A man arrested by the Maharashtra ATS and accused by the CBI of being one of two persons involved in the shooting of Maharashtra rationalist Narendra Dabholkar in Pune in 2013 was on Thursday placed under arrest by a Karnataka police SIT for the murder of journalist Gauri Lankesh in Bengaluru in 2017. Sharad Kalaskar, 25, was produced in the court of the principal sessions judge in Bengaluru on a body warrant by the SIT. He was remanded in 20 days’ police custody under provisions of the Karnataka Control of Organized Crime Act, 2000.
Kalaskar was named as accused number 16 in the Lankesh case by the SIT on September 12 after probe revealed that he played a key role in the handling of guns used for the murder — especially after the murder was committed.
The SIT’s investigations have revealed that two guns that were brought to Bengaluru for the murder were entrusted to Kalaskar after the murder by Sudhanva Gondhalekar, a Satara businessman, who picked up the guns from a hideout used by a supervisory team of Hindutva extremists that monitored the execution of the murder by trained shooters.
A lathe machine operator by profession, Kalaskar is alleged to have been involved in making guns in the aftermath of the Lankesh murder at a lathe facility in Belagavi region of Karnataka. Sources said Kalaskar, who lived in Belagavi and worked in a fabrication company between 2015 and 2017, was asked in late 2017 to make guns for a secretive group by Amol Kale, a former convenor of Hindu Janajagruti Samiti (HJS) in Pune and a key accused in the Dabholkar and Lankesh murders.
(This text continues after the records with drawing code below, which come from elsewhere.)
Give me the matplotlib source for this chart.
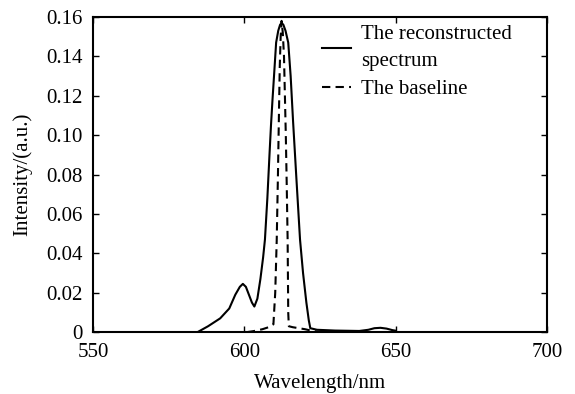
import numpy as np
import matplotlib
matplotlib.use("Agg")
import matplotlib.pyplot as plt
from matplotlib.ticker import FuncFormatter

plt.rcParams["font.family"] = ["Liberation Serif", "DejaVu Serif"]

# reconstructed spectrum (solid)
wl_rec = [584.5, 588, 592, 595, 597, 598.5, 599.5, 600.5, 601.5, 602.5,
          603.3, 604.3, 605.3, 606.2, 606.8, 607.6, 608.3, 608.8, 609.3, 609.8,
          610.5, 611.2, 611.8, 612.3, 612.9, 613.6, 614.5, 615.3, 616.1, 617.2,
          618.4, 619.4, 620.5, 621.3, 621.8, 624, 630, 638, 641, 643,
          645, 647, 649, 649.8]
int_rec = [0.0, 0.003, 0.007, 0.012, 0.019, 0.023, 0.0245, 0.023, 0.019, 0.015,
           0.013, 0.017, 0.027, 0.038, 0.047, 0.068, 0.090, 0.105, 0.118, 0.130,
           0.147, 0.153, 0.156, 0.157, 0.156, 0.153, 0.147, 0.130, 0.107, 0.078,
           0.047, 0.030, 0.015, 0.006, 0.002, 0.0012, 0.0008, 0.0006, 0.0012, 0.0020,
           0.0022, 0.0018, 0.0010, 0.0008]

# baseline (dashed)
wl_base = [600.8, 603, 606, 608, 609.6, 610.2, 610.7, 611.1, 611.4, 611.7,
           612.0, 612.3, 612.7, 613.1, 613.4, 613.7, 614.0, 614.3, 614.5, 614.7,
           616, 618, 620, 622, 624, 626]
int_base = [0.0, 0.0005, 0.0015, 0.0025, 0.004, 0.020, 0.047, 0.080, 0.108, 0.135,
            0.150, 0.158, 0.152, 0.140, 0.120, 0.100, 0.075, 0.047, 0.010, 0.003,
            0.0025, 0.002, 0.0015, 0.0008, 0.0003, 0.0]

xticks = [550, 600, 650, 700]
yticks = [0, 0.02, 0.04, 0.06, 0.08, 0.10, 0.12, 0.14, 0.16]

fig = plt.figure(figsize=(5.75, 3.94), dpi=100)
ax = fig.add_axes([0.162, 0.157, 0.789, 0.800])

ax.plot(wl_rec, int_rec, color="black", lw=1.5,
        label="The reconstructed\nspectrum")
ax.plot(wl_base, int_base, color="black", lw=1.5, dashes=(4, 2.5),
        label="The baseline")

ax.set_xlim(550, 700)
ax.set_ylim(0, 0.16)
ax.set_xticks(xticks)
ax.set_yticks(yticks)
ax.yaxis.set_major_formatter(FuncFormatter(lambda v, p: "0" if v == 0 else f"{v:.2f}"))
ax.tick_params(direction="in", top=True, right=True, length=4, width=1,
               labelsize=15)
ax.tick_params(axis="x", pad=7.5)
ax.tick_params(axis="y", pad=7.5)
for s in ax.spines.values():
    s.set_linewidth(1.5)

ax.set_xlabel("Wavelength/nm", fontsize=15, labelpad=9)
ax.set_ylabel("Intensity/(a.u.)", fontsize=15, labelpad=10)

leg = ax.legend(loc="upper right", frameon=False, fontsize=15, handlelength=1.4,
                handletextpad=0.5, labelspacing=0.4, borderaxespad=0.0,
                bbox_to_anchor=(0.942, 1.0))
for t in leg.get_texts():
    t.set_linespacing(1.55)

fig.savefig("out.png", dpi=100)
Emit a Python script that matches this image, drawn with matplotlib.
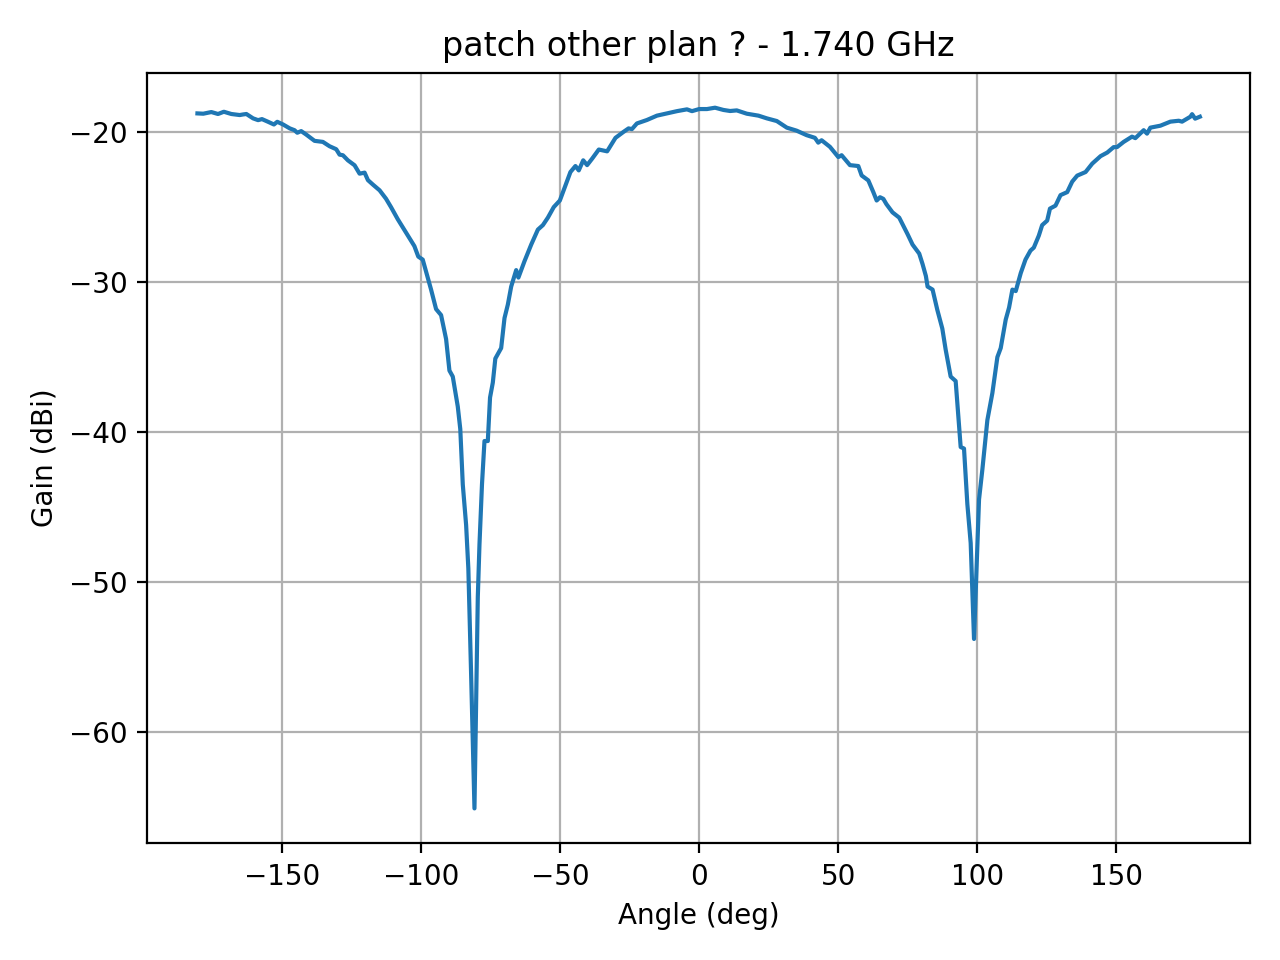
import matplotlib
matplotlib.use('Agg')
import matplotlib.pyplot as plt

# angulos (deg) e ganho correspondente (dBi)
angle = [-180.4, -178.3, -175.4, -173.0, -170.9, -168.2, -165.2, -164.0, -162.8, -160.4,
         -158.6, -157.2, -155.0, -152.9, -151.7, -149.6, -147.2, -145.5, -144.5, -143.1,
         -141.3, -138.3, -135.3, -132.9, -130.5, -129.3, -128.1, -126.3, -123.9, -122.1,
         -120.3, -119.1, -117.3, -114.9, -112.6, -110.8, -108.4, -102.4, -101.0, -99.4,
         -96.4, -94.6, -92.8,
         -91.0, -89.8, -88.6, -86.8, -85.9, -85.0, -83.8, -83.0, -82.0, -80.8,
         -79.6, -79.0, -78.1, -77.2, -76.0, -75.2, -74.2, -73.3, -71.2, -70.0,
         -68.8, -67.6, -65.8, -65.0, -62.8, -60.4, -58.0, -56.2, -54.4, -52.3,
         -50.1, -48.1, -46.3, -44.5, -43.3, -41.7, -40.3, -38.5, -36.1, -33.1,
         -30.1, -27.2, -25.4, -24.2, -22.4, -18.8, -15.2, -11.6, -8.0, -4.4,
         -2.6, 0.0, 2.8, 5.7, 8.7, 11.1, 13.5, 17.1, 21.3, 24.3,
         27.9, 31.5, 35.0, 38.6, 41.6, 42.8, 44.0, 47.0, 50.0, 51.2,
         54.2, 57.2, 58.4, 60.8, 62.6, 63.8, 65.0, 66.2, 67.3, 69.5,
         71.9, 74.9, 76.7, 79.1, 80.3, 81.5, 82.1, 83.9, 85.6, 87.4,
         88.6, 90.4, 92.2, 93.4, 94.0, 95.2, 96.4, 97.6, 98.8, 100.6,
         101.8, 103.6, 105.4, 107.2, 108.4, 110.2, 111.4, 112.6, 113.8, 115.6,
         117.3, 119.1, 120.3, 122.1, 123.3, 125.1, 126.1, 128.1, 129.9, 132.3,
         134.1, 135.9, 138.9, 141.3, 144.3, 146.7, 149.0, 150.2, 152.6, 155.6,
         156.8, 159.8, 161.0, 162.2, 165.8, 169.4, 172.4, 173.6, 176.6, 177.2,
         178.3, 180.0]

gain = [-18.75, -18.77, -18.66, -18.79, -18.64, -18.79, -18.86, -18.82, -18.79, -19.08,
        -19.2, -19.13, -19.31, -19.49, -19.31, -19.49, -19.75, -19.87, -20.04, -19.93,
        -20.16, -20.58, -20.65, -20.94, -21.14, -21.5, -21.54, -21.88, -22.21, -22.77,
        -22.7, -23.2, -23.5, -23.88, -24.44, -25.0, -25.8, -27.6, -28.3, -28.5,
        -30.5, -31.8, -32.2,
        -33.8, -35.9, -36.3, -38.3, -39.8, -43.5, -46.2, -49.1, -56.2, -65.1,
        -51.0, -47.5, -43.5, -40.6, -40.6, -37.7, -36.7, -35.1, -34.4, -32.4,
        -31.5, -30.3, -29.2, -29.7, -28.6, -27.5, -26.5, -26.2, -25.7, -25.0,
        -24.56, -23.56, -22.66, -22.26, -22.55, -21.88, -22.2, -21.77, -21.16, -21.28,
        -20.38, -19.98, -19.75, -19.8, -19.42, -19.19, -18.9, -18.75, -18.6, -18.48,
        -18.6, -18.46, -18.46, -18.37, -18.52, -18.59, -18.55, -18.77, -18.9, -19.08,
        -19.26, -19.7, -19.9, -20.2, -20.38, -20.7, -20.54, -20.98, -21.66, -21.54,
        -22.2, -22.26, -22.89, -23.22, -24.0, -24.56, -24.34, -24.45, -24.8, -25.35,
        -25.7, -26.8, -27.5, -28.1, -28.8, -29.6, -30.3, -30.5, -31.85, -33.1,
        -34.5, -36.3, -36.6, -39.6, -41.0, -41.1, -44.8, -47.4, -53.8, -44.5,
        -42.5, -39.2, -37.4, -35.0, -34.4, -32.5, -31.7, -30.5, -30.6, -29.4,
        -28.5, -27.9, -27.7, -26.9, -26.2, -25.9, -25.1, -24.9, -24.2, -24.0,
        -23.3, -22.9, -22.66, -22.1, -21.6, -21.36, -21.0, -21.0, -20.65, -20.3,
        -20.4, -19.87, -20.1, -19.7, -19.57, -19.3, -19.24, -19.3, -18.97, -18.8,
        -19.1, -18.97]

fig, ax = plt.subplots(figsize=(6.4, 4.8), dpi=200)
ax.plot(angle, gain)
ax.set_title('patch other plan ? - 1.740 GHz')
ax.set_xlabel('Angle (deg)')
ax.set_ylabel('Gain (dBi)')
ax.grid()

fig.tight_layout()
fig.savefig('out.png')
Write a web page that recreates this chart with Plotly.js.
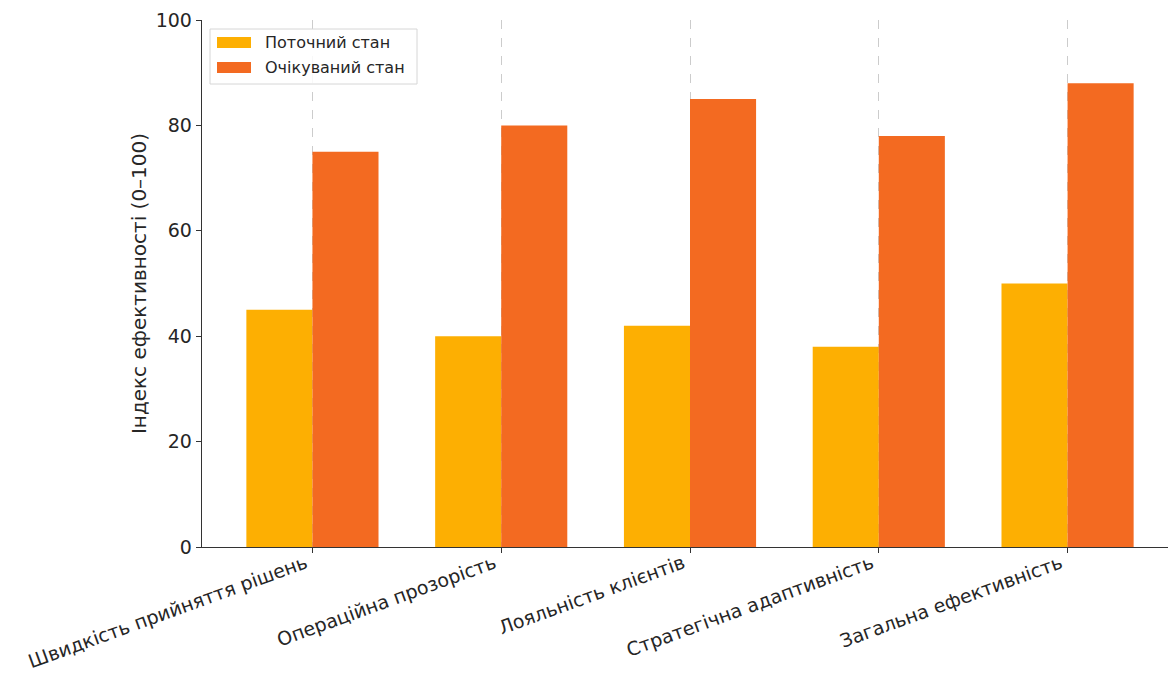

Kalaskar is alleged to have made five country-made guns for the group.
On August 11, the ATS, following the arrest of Kalaskar and two others, reported the finding of “11 country-made pistols with magazines, one airgun, 10 pistol barrels, six pistol magazines, six partially made pistol bodies, three partially made magazines, seven partially made pistol slides, several partially made parts of firearms”. A second seizure of five country-made pistols and three incomplete pistols was reported on August 13. This suggested that some of the persons arrested by ATS were involved in illegal manufacture or assembly of firearms.